14. While observing so, the proceedings were quashed, reserving the right of the IT Department to take appropriate action after the appeal before the IT authorities is decided.

15. In Parkash Chand vs. ITO (1982) 134 ITR 8 (P&H), the prosecution was launched against the assessee-firm and its partners for offences under s. 277 of the IT Act and ss. 193 and 471, IPC, on the basis of false returns, false accounts and inflated items of purchases. While the criminal case was pending, the Tribunal cancelled the penalty, holding that the material before the IT authorities did not disclose that the purchases were inflated. There was no proof that the assessee had concealed its income or furnished inaccurate particulars.
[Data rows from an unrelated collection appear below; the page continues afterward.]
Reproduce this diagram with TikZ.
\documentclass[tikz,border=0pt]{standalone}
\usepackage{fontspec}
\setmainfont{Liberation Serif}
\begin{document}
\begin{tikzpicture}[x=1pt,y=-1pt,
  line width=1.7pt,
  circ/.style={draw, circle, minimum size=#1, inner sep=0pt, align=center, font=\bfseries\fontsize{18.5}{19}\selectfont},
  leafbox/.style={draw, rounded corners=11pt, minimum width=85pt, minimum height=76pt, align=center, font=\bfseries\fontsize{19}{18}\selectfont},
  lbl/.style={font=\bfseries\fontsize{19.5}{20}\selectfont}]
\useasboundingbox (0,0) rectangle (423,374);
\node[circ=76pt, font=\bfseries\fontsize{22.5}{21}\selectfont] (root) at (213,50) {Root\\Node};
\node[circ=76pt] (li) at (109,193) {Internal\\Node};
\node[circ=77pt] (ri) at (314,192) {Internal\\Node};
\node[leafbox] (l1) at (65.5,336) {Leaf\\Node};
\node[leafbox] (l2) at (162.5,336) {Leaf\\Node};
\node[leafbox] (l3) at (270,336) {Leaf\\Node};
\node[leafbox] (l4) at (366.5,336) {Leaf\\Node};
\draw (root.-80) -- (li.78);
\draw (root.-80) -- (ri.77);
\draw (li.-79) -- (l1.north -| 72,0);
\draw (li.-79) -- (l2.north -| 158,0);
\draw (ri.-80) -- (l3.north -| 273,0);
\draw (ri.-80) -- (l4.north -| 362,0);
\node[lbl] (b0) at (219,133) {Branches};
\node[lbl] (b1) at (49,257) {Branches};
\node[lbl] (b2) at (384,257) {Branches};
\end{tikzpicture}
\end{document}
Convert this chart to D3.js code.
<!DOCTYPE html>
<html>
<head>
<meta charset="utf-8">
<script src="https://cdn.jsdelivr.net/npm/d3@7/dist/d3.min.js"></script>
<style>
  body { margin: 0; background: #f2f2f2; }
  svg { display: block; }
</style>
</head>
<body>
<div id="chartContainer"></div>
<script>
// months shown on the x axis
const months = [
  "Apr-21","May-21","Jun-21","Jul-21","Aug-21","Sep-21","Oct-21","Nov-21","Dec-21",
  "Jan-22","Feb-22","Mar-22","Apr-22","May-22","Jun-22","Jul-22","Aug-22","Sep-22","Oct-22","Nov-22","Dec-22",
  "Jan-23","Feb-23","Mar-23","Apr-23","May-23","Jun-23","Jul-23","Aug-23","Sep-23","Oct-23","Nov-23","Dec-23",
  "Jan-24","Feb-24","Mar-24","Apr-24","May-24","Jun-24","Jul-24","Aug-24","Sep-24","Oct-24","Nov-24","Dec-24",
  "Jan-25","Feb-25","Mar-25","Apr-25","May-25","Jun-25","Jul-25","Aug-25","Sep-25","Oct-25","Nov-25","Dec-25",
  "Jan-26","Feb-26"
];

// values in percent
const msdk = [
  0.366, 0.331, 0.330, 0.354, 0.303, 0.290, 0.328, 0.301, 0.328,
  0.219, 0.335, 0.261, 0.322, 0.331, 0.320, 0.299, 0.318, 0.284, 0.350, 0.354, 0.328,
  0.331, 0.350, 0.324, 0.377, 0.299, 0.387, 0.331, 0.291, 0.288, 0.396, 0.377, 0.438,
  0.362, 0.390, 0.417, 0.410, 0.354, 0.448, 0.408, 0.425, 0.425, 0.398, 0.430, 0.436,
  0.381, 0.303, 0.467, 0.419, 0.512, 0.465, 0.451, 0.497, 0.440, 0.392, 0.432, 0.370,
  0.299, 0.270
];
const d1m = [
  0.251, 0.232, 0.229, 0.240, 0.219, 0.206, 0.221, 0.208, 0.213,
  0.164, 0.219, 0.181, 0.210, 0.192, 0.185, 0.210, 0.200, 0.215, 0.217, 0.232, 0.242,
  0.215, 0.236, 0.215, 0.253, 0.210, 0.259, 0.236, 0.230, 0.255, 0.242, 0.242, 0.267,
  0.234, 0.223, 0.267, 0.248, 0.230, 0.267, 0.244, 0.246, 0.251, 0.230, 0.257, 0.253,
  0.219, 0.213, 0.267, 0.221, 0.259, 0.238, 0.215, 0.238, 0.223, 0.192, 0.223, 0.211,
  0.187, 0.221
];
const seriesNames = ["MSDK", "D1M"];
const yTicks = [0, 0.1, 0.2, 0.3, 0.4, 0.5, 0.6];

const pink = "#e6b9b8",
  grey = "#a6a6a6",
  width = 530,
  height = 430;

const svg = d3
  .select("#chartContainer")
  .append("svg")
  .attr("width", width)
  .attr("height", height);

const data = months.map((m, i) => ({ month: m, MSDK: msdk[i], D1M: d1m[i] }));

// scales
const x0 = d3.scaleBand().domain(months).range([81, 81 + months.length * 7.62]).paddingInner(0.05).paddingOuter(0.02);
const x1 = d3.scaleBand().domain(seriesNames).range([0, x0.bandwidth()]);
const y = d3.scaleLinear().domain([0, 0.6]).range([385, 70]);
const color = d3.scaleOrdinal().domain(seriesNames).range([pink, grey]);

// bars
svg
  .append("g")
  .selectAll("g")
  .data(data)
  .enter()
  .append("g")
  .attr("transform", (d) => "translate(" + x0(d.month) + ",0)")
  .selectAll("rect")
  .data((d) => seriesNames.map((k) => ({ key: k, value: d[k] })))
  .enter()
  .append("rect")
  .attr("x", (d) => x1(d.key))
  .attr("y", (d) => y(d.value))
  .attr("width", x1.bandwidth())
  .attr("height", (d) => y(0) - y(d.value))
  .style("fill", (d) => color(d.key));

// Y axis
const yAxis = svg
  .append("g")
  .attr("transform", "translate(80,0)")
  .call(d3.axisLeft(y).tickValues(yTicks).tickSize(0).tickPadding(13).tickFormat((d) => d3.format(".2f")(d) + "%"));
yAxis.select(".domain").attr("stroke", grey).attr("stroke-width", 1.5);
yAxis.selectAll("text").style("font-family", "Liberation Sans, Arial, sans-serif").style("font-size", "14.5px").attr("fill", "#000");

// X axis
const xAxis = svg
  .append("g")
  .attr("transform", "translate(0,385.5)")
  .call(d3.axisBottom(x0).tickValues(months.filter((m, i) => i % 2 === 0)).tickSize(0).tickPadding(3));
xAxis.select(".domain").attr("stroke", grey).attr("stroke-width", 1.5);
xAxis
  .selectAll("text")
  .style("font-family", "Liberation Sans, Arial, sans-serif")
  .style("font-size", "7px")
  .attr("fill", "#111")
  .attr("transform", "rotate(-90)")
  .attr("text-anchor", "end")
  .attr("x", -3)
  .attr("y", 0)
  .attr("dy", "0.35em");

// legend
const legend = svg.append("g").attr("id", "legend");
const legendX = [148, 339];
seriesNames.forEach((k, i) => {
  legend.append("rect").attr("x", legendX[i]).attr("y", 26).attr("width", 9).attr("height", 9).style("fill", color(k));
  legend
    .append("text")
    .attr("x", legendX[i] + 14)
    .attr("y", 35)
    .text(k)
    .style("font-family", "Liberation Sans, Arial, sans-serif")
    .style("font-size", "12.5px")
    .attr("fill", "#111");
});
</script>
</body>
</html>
A writ petition was filed by the assesseefirm and its partners for quashing the criminal case pending against them in the Court of the Chief judicial Magistrate, Sonepat. It was observed that in view of the finding of the Tribunal that there was no concealment and no inaccurate accounts by the assessee-firm and its partners, the criminal proceedings against them could not continue and quashed the proceedings. The principle laid down in Uttam Chand’s case (supra) was also followed.
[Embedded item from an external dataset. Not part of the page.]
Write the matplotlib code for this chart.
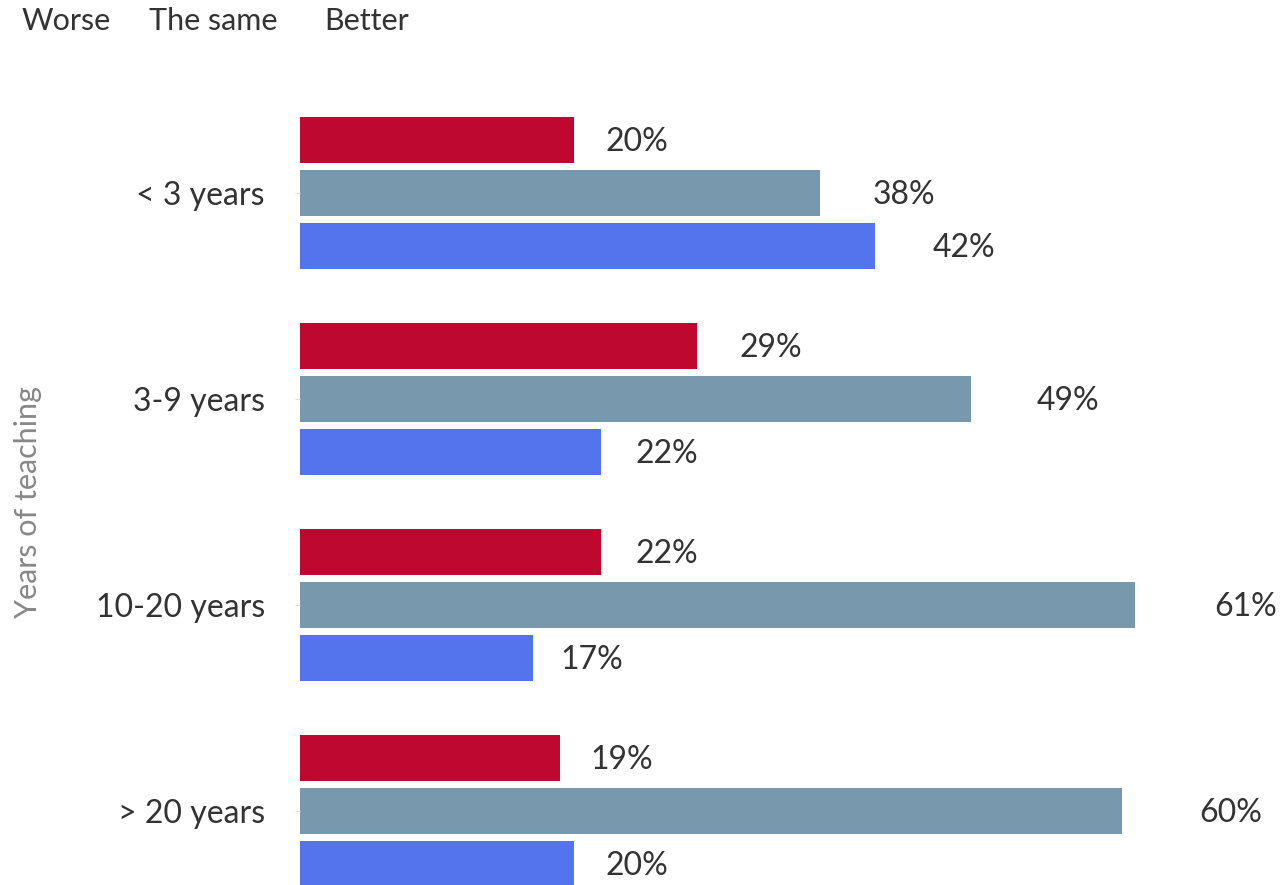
import matplotlib.pyplot as plt
import numpy as np

plt.rcParams['font.family'] = ['Lato', 'DejaVu Sans']

groups = ["< 3 years", "3-9 years", "10-20 years", "> 20 years"]
series = ["Worse", "The same", "Better"]
worse = [20, 29, 22, 19]
same = [38, 49, 61, 60]
better = [42, 22, 17, 20]
colors = ["#BF0830", "#7899AD", "#5474EE"]

fig = plt.figure(figsize=(12.86, 8.85), dpi=100)
# axes start where the bars start, run to the right edge
ax = fig.add_axes([300 / 1286, 0, 986 / 1286, 785 / 885])

y = np.arange(len(groups))
offsets = [-0.257, 0, 0.257]
for vals, off, c in zip([worse, same, better], offsets, colors):
    ax.barh(y + off, vals, height=0.223, color=c)
    for yi, v in zip(y, vals):
        ax.text(v * 1.085 + 0.6, yi + off + 0.01, f"{v}%", va="center", ha="left",
                fontsize=23, color="#333333")

ax.set_xlim(0, 72)
ax.set_ylim(3.359, -0.451)
ax.set_yticks(y)
ax.set_yticklabels(groups, fontsize=23, color="#333333")
ax.tick_params(axis="y", length=3.6, color="#DDDDDD", pad=21.6)
ax.set_xticks([])
for s in ax.spines.values():
    s.set_visible(False)

fig.text(28 / 1286, 1 - 502 / 885, "Years of teaching", rotation=90,
         ha="center", va="center", fontsize=22, color="#888888")

# legend entries are plain text along the top
for label, xp in zip(series, [22, 149, 324]):
    fig.text(xp / 1286, 1 - 21 / 885, label, ha="left", va="center",
             fontsize=22, color="#333333")

fig.savefig("out.png", dpi=100)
16. Learned standing counsel for the Department contended that the mere fact that the Tribunal, whose order is now final, had set aside the penalty, cannot by itself be a ground for quashing the proceedings against the petitioner. He also relied upon Dr. Munshi’s case (supra), wherein it was observed that under sub-s. (1A) of s. 279, there is a bar to the institution or continuation of the prosecution against the assessee under s. 277 of the Act in case the CIT had waived the penalty imposable upon the assessee, under sub-s. (4A) of s. 271 of the Act. When the Tribunal allows the assessee’s appeal against imposition of penalty, it does not act under s. 271(4A) of the Act and the finding given by the Tribunal cannot by itself be sufficient to direct the dismissal of the complaint or discharge of the accused. The decision of the Allahabad High Court in Munshi’s case (supra) runs counter to the view taken by the Karnataka High Court and the Punjab and Haryana High Court.

17. The contention of both the parties was set at naught by the ruling of the Supreme Court in Jayappan’s case (supra). Simply because in that case they contended that only a mere chance of success of the assessee was pending, it cannot be said that no prosecution can be launched, particularly when the decision was rendered by the Supreme Court, wherein particularly they have pointed out that the decision in Uttam Chand’s case (supra) is no authority for the proposition that no proceedings can be initiated at all under s. 276C or 277 of the Act as long as some proceedings under the Act in which there is a chance of success of the assessee are pending. In Jayappan’s case (supra), the Supreme Court approved the decision of the Punjab and Haryana High Court in Telu Ram Raunqi Ram vs. ITO (1984) 39 CTR (P&H) 93 : (1984) 145 ITR 111 and overruled the decision of the Calcutta High Court in Jyoti Prakash Mitter vs. Haramohan Chowdhury (1978) 112 ITR 384. Taking the legal position and the allegation in the complaint, per se, I am of the view that institution of criminal proceedings cannot, in the circumstances, amount to an abuse of the process of the Court. I am also of the view that the finality of the penalty proceedings by the Tribunal or the pendency of the reassessment proceedings cannot act as a bar to the institution or continuation of the criminal prosecution for offences punishable under s. 276C or s. 277 of the IT Act. The Special judge was, therefore, right in refusing to quash the prosecution proceedings in the three cases instituted against the petitioners under ss. 482 and 425, Criminal Procedure Code.

In the result, all the three petitions are dismissed.